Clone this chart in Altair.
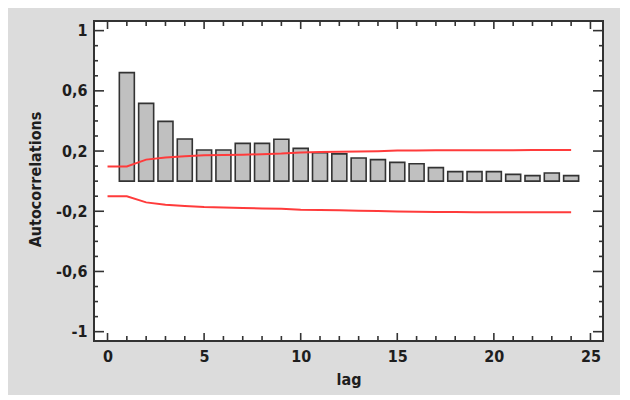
import altair as alt
import pandas as pd

# ---- data ----
lags = list(range(1, 25))
acf = [0.721, 0.517, 0.397, 0.280, 0.207, 0.207, 0.251, 0.251, 0.278, 0.218,
       0.189, 0.181, 0.154, 0.143, 0.125, 0.116, 0.090, 0.063, 0.063, 0.063,
       0.045, 0.037, 0.054, 0.037]

limit_lags = list(range(0, 25))
upper = [0.098, 0.098, 0.143, 0.157, 0.165, 0.172, 0.174, 0.176, 0.179, 0.183,
         0.190, 0.193, 0.195, 0.197, 0.199, 0.203, 0.204, 0.205, 0.205, 0.206,
         0.206, 0.206, 0.207, 0.207, 0.207]
lower = [-0.101, -0.101, -0.141, -0.156, -0.165, -0.172, -0.175, -0.178, -0.181, -0.184,
         -0.190, -0.192, -0.194, -0.196, -0.198, -0.202, -0.204, -0.205, -0.205, -0.206,
         -0.206, -0.206, -0.207, -0.207, -0.207]

y_major = [-1, -0.6, -0.2, 0.2, 0.6, 1]
y_minor = [-0.9, -0.8, -0.7, -0.5, -0.4, -0.3, -0.1, 0, 0.1, 0.3, 0.4, 0.5, 0.7, 0.8, 0.9]
x_major = [0, 5, 10, 15, 20, 25]
x_minor = [1, 2, 3, 4, 6, 7, 8, 9, 11, 12, 13, 14, 16, 17, 18, 19, 21, 22, 23, 24]

W, H = 509, 320
FONT = "DejaVu Sans Condensed, Liberation Sans Narrow, sans-serif"
XS = alt.Scale(domain=[-0.7, 25.65], nice=False, zero=False, padding=0)
YS = alt.Scale(domain=[-1.062, 1.064], nice=False, zero=False, padding=0)
TICK = "#333333"
TXT = "#1e1e1e"

XA = alt.Axis(
    values=x_major, tickSize=0, domain=False, grid=False, labelPadding=7,
    labelFont=FONT, labelFontSize=16, labelFontWeight="bold", labelColor=TXT,
    title="lag", titleFont=FONT, titleFontSize=16, titleFontWeight="bold", titleColor=TXT,
    titleY=43, titleBaseline="alphabetic")
YA = alt.Axis(
    values=y_major, tickSize=0, domain=False, grid=False, labelPadding=7,
    labelFont=FONT, labelFontSize=16, labelFontWeight="bold", labelColor=TXT,
    labelExpr="(datum.value < 0 ? '-' : '') + (abs(datum.value) == 1 ? '1' : replace(format(abs(datum.value), '.1f'), '.', ','))",
    title="Autocorrelations", titleFont=FONT, titleFontSize=16, titleFontWeight="bold",
    titleColor=TXT, titleX=-59, titleY=158, titleAngle=-90, titleBaseline="middle")

bars_df = pd.DataFrame({"lag": lags, "acf": acf})
lim_df = pd.DataFrame({"lag": limit_lags, "upper": upper, "lower": lower})

bars = alt.Chart(bars_df).mark_bar(size=15, fill="#c0c0c0", stroke="#333333", strokeWidth=1.6).encode(
    x=alt.X("lag:Q", scale=XS, axis=XA),
    y=alt.Y("acf:Q", scale=YS, axis=YA),
    y2=alt.datum(0),
)

up_line = alt.Chart(lim_df).mark_line(color="#ff3b3b", strokeWidth=2).encode(
    x=alt.X("lag:Q", scale=XS, axis=XA), y=alt.Y("upper:Q", scale=YS, axis=YA))
lo_line = alt.Chart(lim_df).mark_line(color="#ff3b3b", strokeWidth=2).encode(
    x=alt.X("lag:Q", scale=XS, axis=XA), y=alt.Y("lower:Q", scale=YS, axis=YA))


def yticks(vals, length):
    df = pd.DataFrame({"v": vals})
    left = alt.Chart(df).mark_rule(color=TICK, strokeWidth=1.6).encode(
        y=alt.Y("v:Q", scale=YS, axis=YA), x=alt.value(0), x2=alt.value(length))
    right = alt.Chart(df).mark_rule(color=TICK, strokeWidth=1.6).encode(
        y=alt.Y("v:Q", scale=YS, axis=YA), x=alt.value(W), x2=alt.value(W - length))
    return [left, right]


def xticks(vals, length):
    df = pd.DataFrame({"v": vals})
    top = alt.Chart(df).mark_rule(color=TICK, strokeWidth=1.6).encode(
        x=alt.X("v:Q", scale=XS, axis=XA), y=alt.value(0), y2=alt.value(length))
    bottom = alt.Chart(df).mark_rule(color=TICK, strokeWidth=1.6).encode(
        x=alt.X("v:Q", scale=XS, axis=XA), y=alt.value(H), y2=alt.value(H - length))
    return [top, bottom]


layers = [bars, up_line, lo_line] + yticks(y_major, 10) + yticks(y_minor, 4) \
    + xticks(x_major, 8) + xticks(x_minor, 5)

chart = alt.layer(*layers).properties(
    width=W, height=H,
    background="#dcdcdc",
    padding={"left": 86, "top": 13, "right": 17, "bottom": 54},
    autosize=alt.AutoSizeParams(type="none"),
).configure_view(fill="white", stroke="#333333", strokeWidth=2)

chart.save("out.html", embed_options={"renderer": "svg", "actions": False})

__________________________________________________

(Goal of the exercise) Would you reproduce the lines above, from the very first through the line containing "0.045, 0.037, 0.054, 0.037]", exactly and without the pictures?

(Correct response)
Clone this chart in Altair.
import altair as alt
import pandas as pd

# ---- data ----
lags = list(range(1, 25))
acf = [0.721, 0.517, 0.397, 0.280, 0.207, 0.207, 0.251, 0.251, 0.278, 0.218,
       0.189, 0.181, 0.154, 0.143, 0.125, 0.116, 0.090, 0.063, 0.063, 0.063,
       0.045, 0.037, 0.054, 0.037]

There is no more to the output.